Development of an intelligent photo and video analytics system for action recognition of a person or a group of people

Competition name:

Zhas galym 2022-2024, MSHE RK

Project coordinator:

Islamgozhayev T.U., PhD, assistant professor, Department of Computing and Data Science, Astana IT University

Researcher ID Web of Science – D-6524-2015

ORCID – 0000-0001-7891-242X

Scopus ID – 56826222900

Total amount financed:

18 745 180 tenge

Project aim

The goal of the project is to research and develop an action recognition system based on images from CCTV cameras to solve the problems of object detection and action classification.

Objectives

  1. Research and analysis of existing systems, approaches, methods, algorithms for solving problems of object recognition and action classification;
  2. Development of object definition functionality, including neural network models and pre- and post-processing of images from CCTV cameras;
  3. Research and development of methods for classifying the actions of objects in video streams;
  4. Development of fast image processing functionality using TensorRT technologies for GPUs, as well as OpenVINO for CPUs;
  5. Development of a notification module for suspicious or anomalous actions;
  6. Testing the indicators of the proposed models, methods and algorithms under different conditions.

Expected results

In the process of solving problems, the following results are expected to be obtained:

  1. a concept and architecture of a system for monitoring the area in real time will be proposed;
  2. neural network models will be developed to detect and classify the actions of a person or a group of people using computer vision and machine learning models;
  3. modular software will be created, including an abnormal activity alert system;
  4. based on the research results, articles will be published in domestic and international journals and conferences;
  5. an assessment and testing of the developed platform will be made and documentation on its use will be prepared.

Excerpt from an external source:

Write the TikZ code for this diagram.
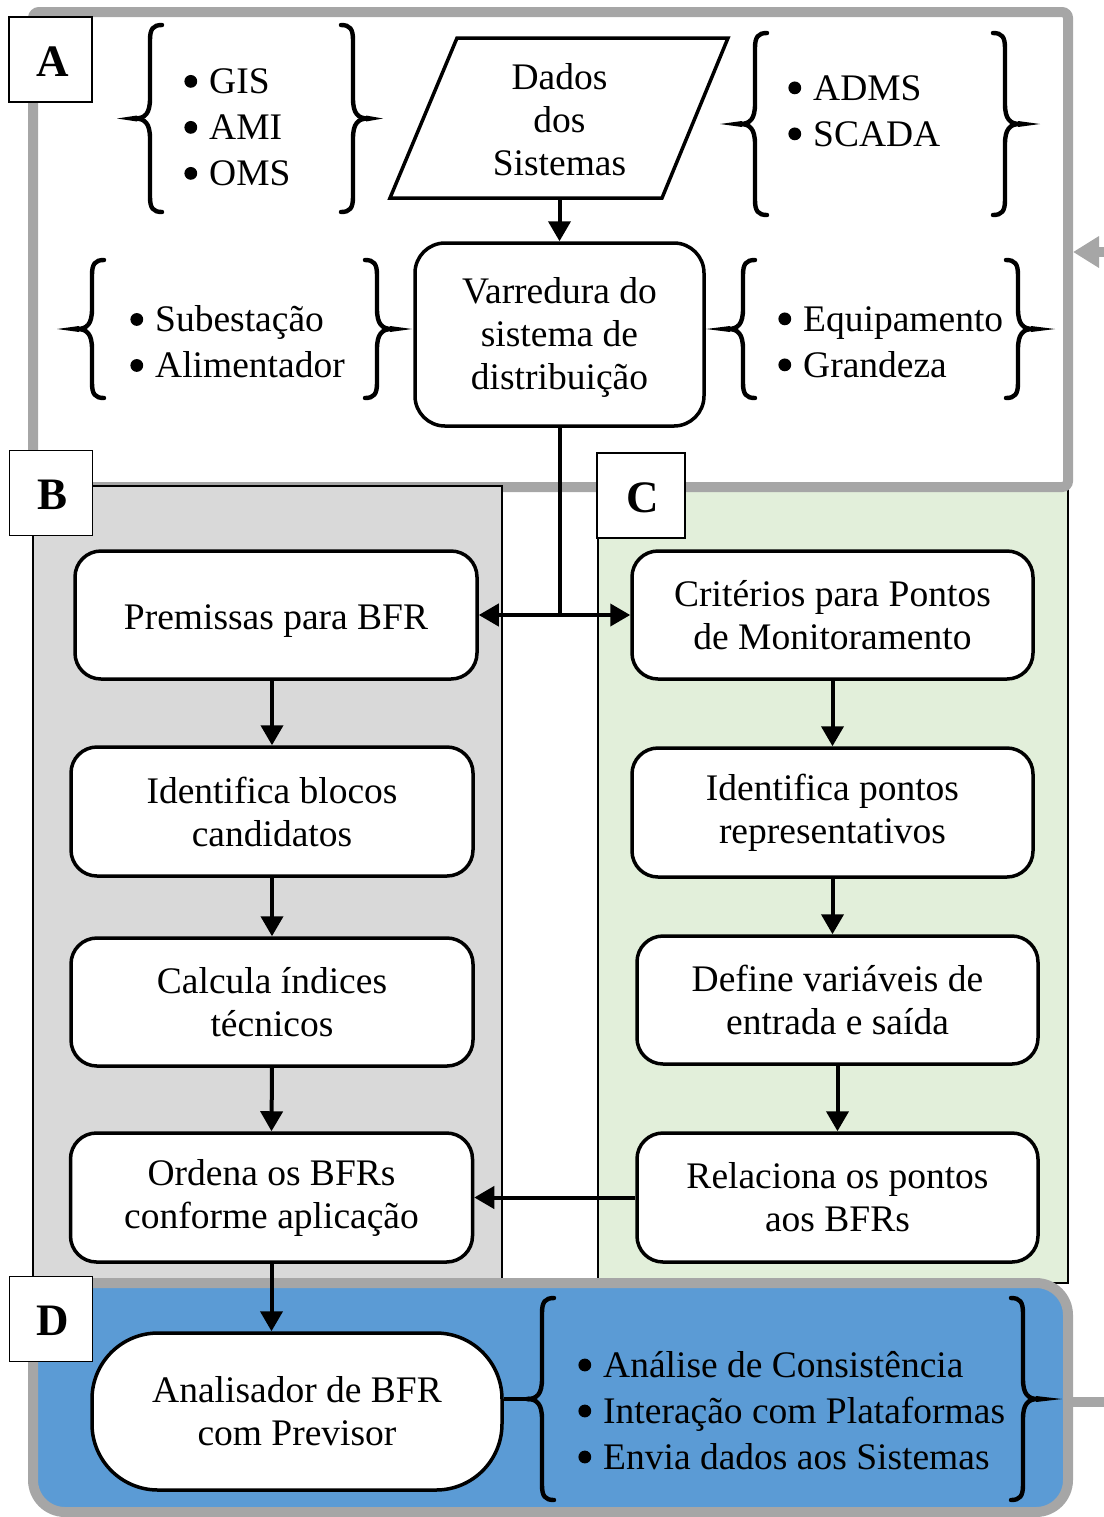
\documentclass[tikz,border=0pt]{standalone}
\usepackage{fontspec}
\setmainfont{Liberation Serif}
\usetikzlibrary{arrows.meta}
\definecolor{framegray}{HTML}{A6A6A6}
\definecolor{panelB}{HTML}{D9D9D9}
\definecolor{panelC}{HTML}{E2EFDA}
\definecolor{panelD}{HTML}{5B9BD5}
% list bullet: a filled disc followed by a gap
\newcommand{\bul}{\tikz[baseline=-0.33em]\fill (0,0) circle[radius=3.2pt];\hspace{6pt}}
% lower the ink of a text without changing the box it reports
\newcommand{\lowered}[2]{\raisebox{-#1}[\height][\depth]{#2}}
% curly brace: #1 x of the stem, #2 top y, #3 bottom y, #4 x of the tip,
% #5 direction of the curled ends (1 = to the right, -1 = to the left)
\newcommand{\CurlyBrace}[5]{%
  \pgfmathsetmacro{\bmid}{(#2+#3)/2}%
  \draw[brc] ({#1+12*(#5)},#2) .. controls ({#1+3*(#5)},#2) and (#1,{#2+4}) .. (#1,{#2+15})
     -- (#1,{\bmid-20}) .. controls (#1,{\bmid-5}) and ({#1-5*(#5)},\bmid) .. ({#1-15*(#5)},\bmid);
  \draw[brc] ({#1+12*(#5)},#3) .. controls ({#1+3*(#5)},#3) and (#1,{#3-4}) .. (#1,{#3-15})
     -- (#1,{\bmid+20}) .. controls (#1,{\bmid+5}) and ({#1-5*(#5)},\bmid) .. ({#1-15*(#5)},\bmid);
  \fill ({#1-13*(#5)},{\bmid-3}) -- (#4,\bmid) -- ({#1-13*(#5)},{\bmid+3}) -- cycle;
}
\begin{document}
\begin{tikzpicture}[x=0.5pt,y=-0.5pt,
  every node/.style={inner sep=0pt},
  txt/.style={font=\fontsize{18.75pt}{21.5pt}\selectfont, align=center},
  lst/.style={font=\fontsize{18.75pt}{23pt}\selectfont, align=left, anchor=west},
  box/.style={txt, draw, line width=1.75pt, fill=white, rounded corners=13pt,
              minimum width=201pt, minimum height=64pt},
  tag/.style={draw, line width=0.7pt, fill=white,
              font=\fontsize{22.5pt}{24pt}\selectfont\bfseries,
              minimum width=41.5pt, minimum height=42.5pt},
  arr/.style={line width=2pt, -{Triangle[length=10pt,width=11pt]}},
  fb/.style={draw=framegray, line width=5pt},
  brc/.style={line width=2.2pt, line cap=round},
  panel/.style={draw, line width=0.7pt},
]
\useasboundingbox (0,0) rectangle (1104,1517);

% ---- panels ----
\node[panel, fill=panelC, minimum width=235pt, minimum height=396.5pt] (cpanel) at (833,886.5) {};
\node[fb, rounded corners=3pt, minimum width=517.5pt, minimum height=237.5pt] (apanel) at (550.5,249.5) {};
\node[panel, fill=panelB, minimum width=234.5pt, minimum height=397pt] (bpanel) at (267.5,883) {};
\node[fb, fill=panelD, rounded corners=16pt, minimum width=517.5pt, minimum height=114.5pt] (dpanel) at (550.5,1397.5) {};

% ---- section tags ----
\node[tag] (tagA) at (50.5,59.5) {\lowered{1pt}{\hspace{2pt}A}};
\node[tag] (tagB) at (51,493) {\lowered{1pt}{\hspace{2pt}B}};
\node[tag, minimum width=44pt] (tagC) at (641,495.5) {\lowered{1pt}{\hspace{2pt}C}};
\node[tag] (tagD) at (51,1319) {\lowered{1pt}{\hspace{2pt}D}};

% ---- block A ----
\draw[line width=1.75pt, fill=white] (457,38) -- (728,38) -- (662,198) -- (390,198) -- cycle;
\node[txt, minimum height=80pt] (dados) at (559.5,120) {Dados\\dos\\Sistemas};
\node[box, minimum width=144.5pt, minimum height=91.5pt, rounded corners=15pt] (var) at (559.5,334.5)
  {\lowered{1.5pt}{\parbox{140pt}{\centering Varredura do\\sistema de\\distribuição}}};

\node[lst] (lsys1) at (184,127.5) {\bul GIS\\\bul AMI\\\bul OMS};
\node[lst] (lsys2) at (788,111) {\bul ADMS\\\bul SCADA};
\node[lst] (lloc) at (130,342) {\bul Subestação\\\bul Alimentador};
\node[lst] (lmed) at (778,342) {\bul Equipamento\\\bul Grandeza};

\CurlyBrace{150}{25}{212}{117}{1}
\CurlyBrace{353}{25}{212}{383}{-1}
\CurlyBrace{755}{33}{215}{720}{1}
\CurlyBrace{1005}{33}{215}{1040}{-1}
\CurlyBrace{92}{260}{398}{57}{1}
\CurlyBrace{377}{260}{398}{412}{-1}
\CurlyBrace{743}{260}{398}{706}{1}
\CurlyBrace{1018}{260}{398}{1055}{-1}

% ---- block B ----
\node[box] (prem) at (276,615) {\lowered{3pt}{Premissas para BFR}};
\node[box, minimum height=64.5pt] (ib) at (272,811.5) {Identifica blocos\\candidatos};
\node[box] (ci) at (272,1002) {Calcula índices\\técnicos};
\node[box, minimum height=64.5pt] (ord) at (271.5,1197.5) {Ordena os BFRs\\conforme aplicação};

% ---- block C ----
\node[box, minimum width=200.5pt] (crit) at (832.5,615) {Critérios para Pontos\\de Monitoramento};
\node[box, minimum width=200.5pt, minimum height=64.5pt] (ip) at (832.5,812.5) {Identifica pontos\\representativos};
\node[box, minimum width=200.5pt] (dv) at (837.5,1000) {Define variáveis de\\entrada e saída};
\node[box, minimum width=200.5pt, minimum height=64.5pt] (rel) at (837.5,1197.5) {Relaciona os pontos\\aos BFRs};

% ---- block D ----
\node[box, minimum width=205pt, minimum height=78.5pt, rounded corners=33pt] (ana) at (297,1411.5)
  {Analisador de BFR\\com Previsor};
\node[lst] (lout) at (578,1410.5) {\bul Análise de Consistência\\\bul Interação com Plataformas\\\bul Envia dados aos Sistemas};
\CurlyBrace{542}{1298}{1500}{528}{1}
\CurlyBrace{1023}{1298}{1500}{1062}{-1}
\coordinate (dtip) at (530,1399);
\draw[line width=2pt] ([yshift=6.25pt]ana.east) -- (dtip);

% ---- connectors ----
\draw[arr] (dados.south) -- (var.north);
\coordinate (split) at (var.south |- prem.east);
\draw[line width=2pt] (var.south) -- (split);
\draw[arr] (split) -- (prem.east);
\draw[arr] (split) -- (split -| crit.west);

\draw[arr] (ib.north |- prem.south) -- (ib.north);
\draw[arr] (ib.south) -- (ci.north);
\draw[arr] (ci.south) -- (ord.north);
\draw[arr] (ord.south) -- (ord.south |- ana.north);

\draw[arr] (crit.south) -- (ip.north);
\draw[arr] (ip.south) -- (ip.south |- dv.north);
\draw[arr] (dv.south) -- (rel.north);
\draw[arr] (rel.west) -- (ord.east);

% ---- feedback loop leaving D and returning into A ----
\coordinate (outR) at (1104,1402);
\draw[fb] (outR -| dpanel.east) -- (outR);
\coordinate (inR) at (1104,252);
\draw[fb, -{Triangle[length=13pt,width=15pt]}] (inR) -- (inR -| apanel.east);
\end{tikzpicture}
\end{document}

Upon completion, publication is expected:

– at least 2 (two) articles in journals from the first three quartiles by impact factor in the Web of Science database or with a CiteScore percentile in the Scopus database of at least 50.

Current results

In general, the task of recognition of actions is divided into the following subtasks shown in Figure 1.

Figure 1. Action recognition pipeline

At the moment, a module for determining objects (people) from the streaming video data of CCTV cameras has been developed, thus the first three subtasks of the problem have been solved. For this purpose, the YOLO architecture was used, followed by additional training using additionally collected and processed data sets in the amount of 1000 images. As a result, we managed to improve the model for determining people for the environment we need (premises, hangars, workplaces, etc.). In particular, we conducted a search and analysis of alternative works describing models and methods of image processing, finding objects and classifying actions. As a result, the YOLO7 algorithm with a high rate in finding objects was chosen as a model and algorithm for finding a person in the frame. To classify actions at a given point in time, we chose an algorithm for extracting a skeleton from an image of a person or people, analyzing the position of the limbs and further classifying actions based on these data. The latter approach greatly complicates the task, but this method allows you to create large datasets from various sources and domains. Examples of finding objects are shown in Figures 2 and 3.

Figure 2. An example of person detection (from public access video)

Figure 3. An example of person detection (from public access video)

Publications list

2022

Publication (off plan)

Kozhirbayev, Z., Islamgozhayev, T., Yessenbayev, Z., & Sharipbay, A. (2022). Preliminary tasks of unsupervised speech recognition based on unaligned audio and text data. In 2022 International Conference on Engineering & MIS (ICEMIS) (pp. 1-3)

Published

2023

Publication in a Scopus journal (off plan)

Zhanibek Kozhirbayev *, Talgat Islamgozhayev. Cascade Speech Translation for the Kazakh language. MDPI Applied Sciences, Acoustic and Vibrations.

Accepted

Due date – August, 2023